Wednesday, December 28, 2016

Literature and books as everyday family education

This last year, my third daughter, a fellow book lover, and I decided to go on a journey together. We decided to grow our relationship with books and each other by embarking on a 2016 book reading challenge where we chose a book a month to read from some pre-selected categories. It was a very positive experience that brought us both out of our comfort zones. I read a variety of genres and types: fiction/non-fiction, classics and modern, and challenging/easy.

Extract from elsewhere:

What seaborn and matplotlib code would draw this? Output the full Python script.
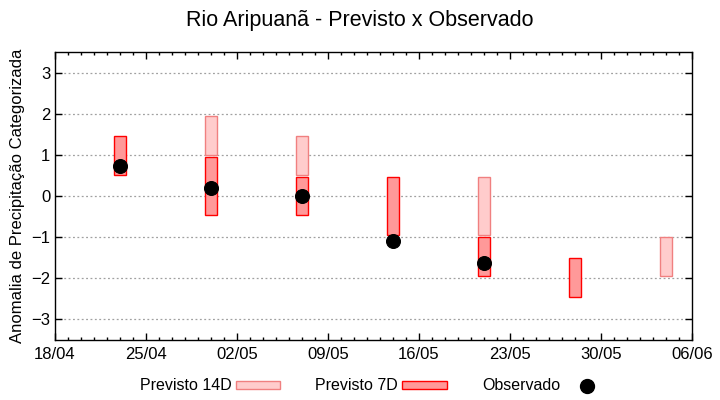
import pandas as pd
import numpy as np
import matplotlib
matplotlib.use("Agg")
import matplotlib.pyplot as plt
import matplotlib.dates as mdates
from matplotlib.patches import Patch
from matplotlib.lines import Line2D
import seaborn as sns

# forecast ranges (categorized anomaly)
prev14_dates = ["2024-04-30", "2024-05-07", "2024-05-21", "2024-06-04"]
prev14_low = [1.0, 0.5, -0.95, -1.95]
prev14_high = [1.95, 1.45, 0.45, -1.0]

prev7_dates = ["2024-04-23", "2024-04-30", "2024-05-07", "2024-05-14", "2024-05-21", "2024-05-28"]
prev7_low = [0.5, -0.45, -0.45, -0.95, -1.95, -2.45]
prev7_high = [1.45, 0.95, 0.45, 0.45, -1.0, -1.5]

obs_dates = ["2024-04-23", "2024-04-30", "2024-05-07", "2024-05-14", "2024-05-21"]
obs_values = [0.72, 0.19, 0.0, -1.1, -1.62]

tick_dates = ["2024-04-18", "2024-04-25", "2024-05-02", "2024-05-09",
              "2024-05-16", "2024-05-23", "2024-05-30", "2024-06-06"]

df14 = pd.DataFrame({"data": pd.to_datetime(prev14_dates), "low": prev14_low, "high": prev14_high})
df7 = pd.DataFrame({"data": pd.to_datetime(prev7_dates), "low": prev7_low, "high": prev7_high})
dfobs = pd.DataFrame({"data": pd.to_datetime(obs_dates), "valor": obs_values})

sns.set_style("ticks")
plt.rcParams["font.family"] = ["Liberation Sans", "DejaVu Sans"]
plt.rcParams.update({"text.color": "black", "axes.labelcolor": "black",
                     "xtick.color": "black", "ytick.color": "black"})

c14_fill, c14_edge = "#ffcccc", "#f08080"
c7_fill, c7_edge = "#ff9999", "#ff0000"

fig = plt.figure(figsize=(7.2, 4), dpi=100)
ax = fig.add_axes([0.0764, 0.15, 0.8846, 0.72])

ax.bar(df14["data"], df14["high"] - df14["low"], bottom=df14["low"], width=0.92,
       color=c14_fill, edgecolor=c14_edge, linewidth=1.0, zorder=2)
ax.bar(df7["data"], df7["high"] - df7["low"], bottom=df7["low"], width=0.92,
       color=c7_fill, edgecolor=c7_edge, linewidth=1.0, zorder=2)
sns.scatterplot(data=dfobs, x="data", y="valor", ax=ax, color="black", s=100,
                edgecolor="black", zorder=3, legend=False)

ax.set_xlim(pd.Timestamp("2024-04-18"), pd.Timestamp("2024-06-06"))
ax.set_ylim(-3.5, 3.5)
ax.set_yticks(range(-3, 4))
ax.set_xticks(pd.to_datetime(tick_dates))
ax.xaxis.set_major_formatter(mdates.DateFormatter("%d/%m"))
ax.xaxis.set_minor_locator(mdates.DayLocator())
ax.grid(axis="y", color="#a0a0a0", linestyle=(0, (1.5, 2)), linewidth=0.9, zorder=0)
ax.tick_params(which="both", direction="in", top=True, right=True, labelsize=12, color="black")
ax.tick_params(which="major", length=5, width=1)
ax.tick_params(which="minor", length=2.5, width=1)
ax.tick_params(axis="x", pad=5)
for s in ax.spines.values():
    s.set_color("black")
    s.set_linewidth(1)
ax.set_xlabel("")
ax.set_ylabel("Anomalia de Precipitação Categorizada", fontsize=12, labelpad=4)
fig.suptitle("Rio Aripuanã - Previsto x Observado", fontsize=15.5, y=0.975)

handles = [
    Patch(facecolor=c14_fill, edgecolor=c14_edge, linewidth=1.0),
    Patch(facecolor=c7_fill, edgecolor=c7_edge, linewidth=1.0),
    Line2D([], [], marker="o", color="black", linestyle="", markersize=10),
]
fig.legend(handles, ["Previsto 14D", "Previsto 7D", "Observado"], loc="center",
           bbox_to_anchor=(0.52, 0.035), ncol=3, frameon=False, markerfirst=False,
           fontsize=11.5, handlelength=2.8, handleheight=0.35, columnspacing=2.2,
           handletextpad=0.25)

fig.savefig("out.png", dpi=100)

I think stories whether in books or movies are a great way to start family discussions and get people thinking about the important things in life.
What were my take-aways?
1. I LOVE Tolstoy! I read "War and Peace" as the "Book that Intimidates Me," and although it took me three months to read with my busy schedule, it was deep and thoughtful, with engaging characters. I also read "Anna Karenina," and I rate it as the best book I read in 2016. Tolstoy explored the depths of humanity, relationships, the nature of history, and the meaning of life. Sometimes I just had to sit and chew on a thought nestled within his books savoring the truth and meaning I tasted within it.
2. The timing of a book can be as important as the book itself. "Anna Karenina" was in the category "A Book I Abandoned" because I began reading it about five years ago, and not far into the book, I set it aside as disturbing and somewhat confusing. I picked it up again, and it came to life before my eyes. Sometimes, life experience, how you have changed as a person, and the time of life you are in can make all the difference in how you see a book.
3. Some books are great for a quick, fun and engaging read. However, some books are "life" books that require thought, time, and effort, but they affect you deeply and leave you a better person. It is nice to have both in your life. It is the difference between a snack or dessert and a five course, nutritious, and savory meal.
4. A set reading challenge that you do with a buddy or two is a great way to be a consistent dedicated reader. The different categories make it fun and also lead you into new, interesting, and challenging directions. The buddy(ies) help you stay consistent and make reading a relational activity. As opposed to a book club, you each get to read something you want and feel fits you personally, and you can also learn about other books from someone else who is reading them.
5. It is important to read timeless classics (which are classics for a reason) as well as modern works that help you better understand what is happening in your own generation and how people are thinking today.